Il ne faut pas négliger quelques difficultés, car par exemple les vaches sont bien présentes, même si leurs déplacements inattendus à la fin ne sont que décrits par le texte. Il faut également penser à l’employée suspendue à « son » crochet. Il faut un minimum de réalisme mais pas trop. En effet, bien que mort, le personnage s’exprime plusieurs fois sous forme de monologues qui précisent la situation. Moins compliqué, mais nécessitant un peu de matériel, la directrice de l’usine communique avec son possesseur par vidéo. Enfin la voix indiquée parmi les personnages est celle d’une personne indéterminée parmi les employé.e.s. Cette voix se fait entendre lorsque le groupe vient voir la directrice pour exprimer ses revendications. La directrice cherche évidemment à identifier à qui correspond cette voix, sans jamais y parvenir. Il faut donc un système suffisamment subtil et une bonne coordination entre les acteurs et la personne chargée de toute la technique en coulisses. En effet, la directrice arrive à la conclusion que parmi les employé.e.s figure une personne ventriloque. A noter au passage que Faustine Noguès précise que les différents rôles peuvent être joués indifféremment par des hommes ou des femmes. Il suffit pour cela de penser aux petites modifications à apporter au texte, ce qui ne devrait présenter aucune difficulté particulière.
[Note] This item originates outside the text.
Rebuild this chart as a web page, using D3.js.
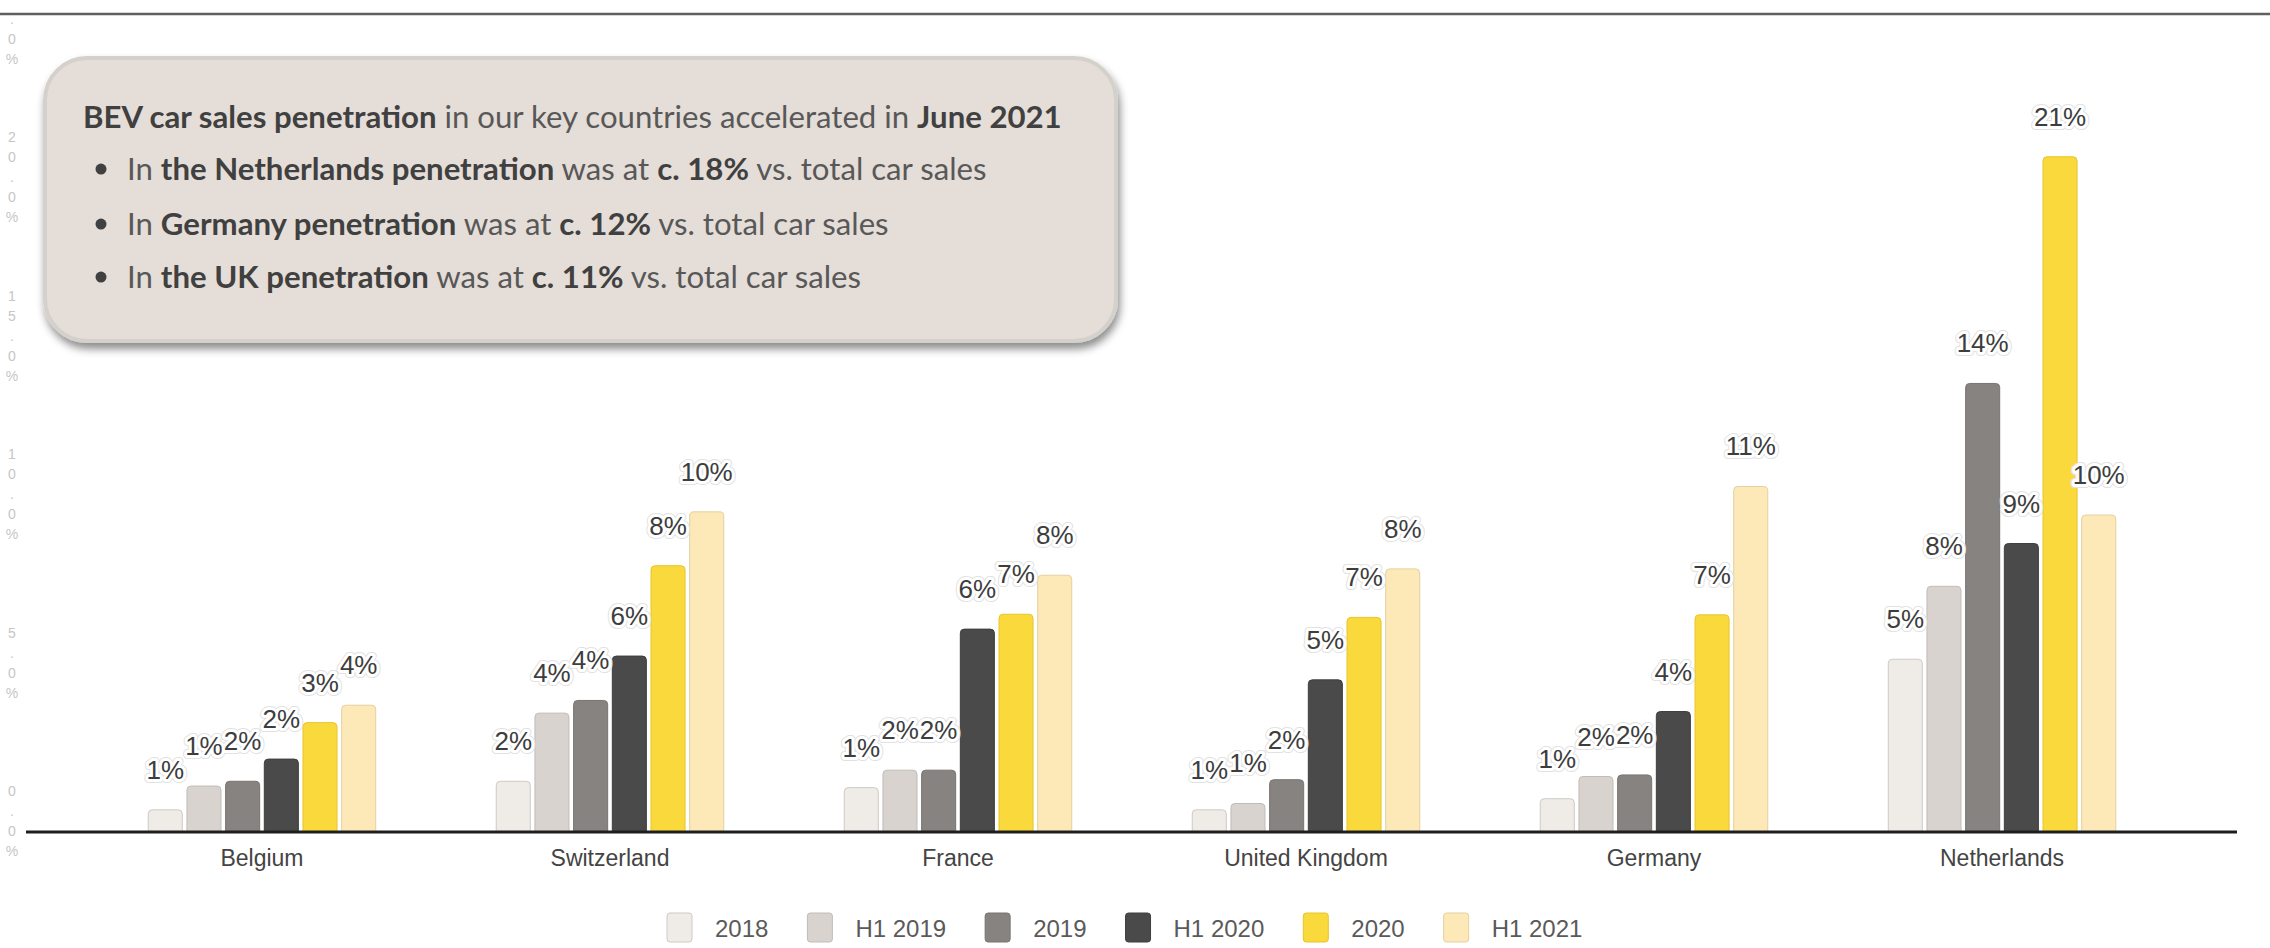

Autre avantage, cette pièce peut se monter par une troupe de moyenne importance.
L’intérêt de cette pièce est qu’elle aborde de nombreux sujets sensibles dans la société d’aujourd’hui : la condition au travail, les rapports direction/employés, la volonté de faire du business avec tout ce que cela implique, les rapports entre individus dans notre société, la condition animale et comment nous humains l’acceptons au quotidien, etc. De plus, Faustine Noguès rend son texte original par quelques dialogues de forme poétique et elle s’arrange pour nous surprendre avec un final qui ne manque pas d’humour. On notera les noms des employé.e.s de l’abattoir avec leurs références anatomiques qui ne distinguent pas les humains des animaux. On appréciera le comportement des vaches, animaux placides par excellence. Et on remarquera le vécu de la directrice, apparemment très comparable à celui de Faustine Noguès, sauf que cette femme dirige désormais une sorte de point névralgique de la société de consommation (dont le fonctionnement est particulièrement lié à la notion de rendement), alors que Faustine Noguès fait du théâtre destiné à nous faire réfléchir à l’organisation de la société, une troupe de théâtre constituant elle-même une micro-société. Le petit regret, c’est que la brièveté du texte le limite plus ou moins à un exposé de la situation en nous indiquant des pistes de réflexion, mais sans chercher à trop creuser. A mon avis, la pièce peut prendre une dimension supérieure quand on la joue, avec tous les effets de mise en scène imaginables.